I requested the Miss Manners wedding book (published in 2010 — not that long ago) this week from my local library. The dilemma of how to address invitations when many of our friends and relations are cohabitating without being married was confusing me way more than it should have been, and I figured Miss Manners would have something to say on the topic.
She does, of course. She also has thoughts on everything else to do with weddings. I disagree VEHEMENTLY with some of her opinions.
Small disclaimer: I didn't actually read the book from cover to cover, so these impressions are based solely on the portions I perused.
Miss Manners is APPALLED that the happy couple would have the audacity to ask for what they want. Perhaps she longs for the days when a newly-wed couple would have to go through the tedious process of returning four of the five fondue pots their loving guests graciously gifted them. One of my cousins lives on the opposite side of the continent, hasn't seen me in over a decade, and has never met my fiancé. Knowing her, she is going to insist on sending us a gift. She has no idea what our home is like, or what our tastes are. I wonder how Miss Manners would like her to proceed without the assistance of a registry? Granted, I find it a bit uncouth when I open a wedding invitation and five little registry cards fall out, but that brings me to my next point…
Perhaps Miss Manners is a Luddite; that's the only excuse I can think of for her opposition to wedding websites. A wedding website is a centralized location for all of the pertinent information a guest could need or want: directions, accommodations, registries, recommended attire… The list goes on! Additionally, it's the 21st century; I'm pretty sure the internet is around to stay.
3. The guest list
Miss Manners is fairly adamant that parents be allowed to invite whomever they please, regardless of whether they have ever met the couple, and regardless of who is paying. Her stance is that children should suck it up to make their parents happy. My stance is that I am not going to buy dinner for a business associate of my parents' who I have never met and will probably never see again, particularly if that means that someone I actually know and love has to be bumped off the guest list.
4. Response cards
Miss Manners finds these insulting; she thinks that they imply that your guests are not capable of using pen, paper, and postage to send their own response. Unfortunately, she does not seem to realize that some people are actually incapable of filling out their names on a card and using a self-addressed stamped envelope to send it back! If etiquette is about making things easier for other people, I see absolutely no problem with response cards.

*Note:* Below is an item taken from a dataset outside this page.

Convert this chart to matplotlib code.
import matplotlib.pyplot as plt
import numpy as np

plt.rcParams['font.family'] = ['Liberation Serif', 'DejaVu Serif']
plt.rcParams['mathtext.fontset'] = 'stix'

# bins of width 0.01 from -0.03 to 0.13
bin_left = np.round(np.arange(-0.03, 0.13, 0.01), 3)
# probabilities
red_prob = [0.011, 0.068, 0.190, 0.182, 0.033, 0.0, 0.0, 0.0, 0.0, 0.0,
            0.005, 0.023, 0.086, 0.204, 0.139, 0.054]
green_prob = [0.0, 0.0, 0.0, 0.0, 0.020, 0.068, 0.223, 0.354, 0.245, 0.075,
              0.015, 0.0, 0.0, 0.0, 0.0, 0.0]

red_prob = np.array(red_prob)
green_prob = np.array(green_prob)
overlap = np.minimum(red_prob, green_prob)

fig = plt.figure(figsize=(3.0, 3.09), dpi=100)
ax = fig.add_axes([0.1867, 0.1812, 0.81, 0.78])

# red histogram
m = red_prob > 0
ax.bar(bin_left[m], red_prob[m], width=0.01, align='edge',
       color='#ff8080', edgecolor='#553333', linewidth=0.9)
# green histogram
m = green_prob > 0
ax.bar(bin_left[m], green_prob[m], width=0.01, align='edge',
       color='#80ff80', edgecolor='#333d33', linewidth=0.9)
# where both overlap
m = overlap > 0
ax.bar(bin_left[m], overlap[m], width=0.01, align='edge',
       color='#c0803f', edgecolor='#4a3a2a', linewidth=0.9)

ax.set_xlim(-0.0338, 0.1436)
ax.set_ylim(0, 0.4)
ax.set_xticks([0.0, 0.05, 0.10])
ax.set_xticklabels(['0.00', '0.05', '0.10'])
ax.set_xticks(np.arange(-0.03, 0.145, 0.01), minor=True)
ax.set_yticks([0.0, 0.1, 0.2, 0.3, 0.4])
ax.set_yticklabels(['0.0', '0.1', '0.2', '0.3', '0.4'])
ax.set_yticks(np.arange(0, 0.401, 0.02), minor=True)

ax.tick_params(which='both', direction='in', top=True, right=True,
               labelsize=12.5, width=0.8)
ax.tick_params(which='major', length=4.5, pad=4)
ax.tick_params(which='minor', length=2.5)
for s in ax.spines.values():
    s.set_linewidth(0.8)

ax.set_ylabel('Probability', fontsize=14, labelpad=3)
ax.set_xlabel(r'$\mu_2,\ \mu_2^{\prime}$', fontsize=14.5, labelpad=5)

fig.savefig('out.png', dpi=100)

5. Personalized ceremonies
Miss Manners doesn't want to hear anything about how the couple met, what their relationship has been like, why they're getting hitched, etc. She seems to think that every single guest will already be privy to all of those details, so rehashing them is just boring. Call me a sap, but even if I've known the couple since before they got together and was around for every stage of their relationship, I still love hearing that part of the ceremony. Let's face it: sometimes a few of the wedding guests have not met both halves of the happy couple, let alone heard the entire story of how they met and fell in love. I think that Great-Aunt Thelma who flew in from out of state for the first time in a decade might enjoy hearing those details during the ceremony.
It's not all bad, of course. Her responses for people who invite themselves to your wedding are spot-on, and there's one letter involving a trans* person that she handles quite beautifully. Overall, however, I found the tone quite judgmental and snooty.
I'm glad I didn't spend the money on this book, but I do know how I'm addressing our invitations now, so all's well that ends well.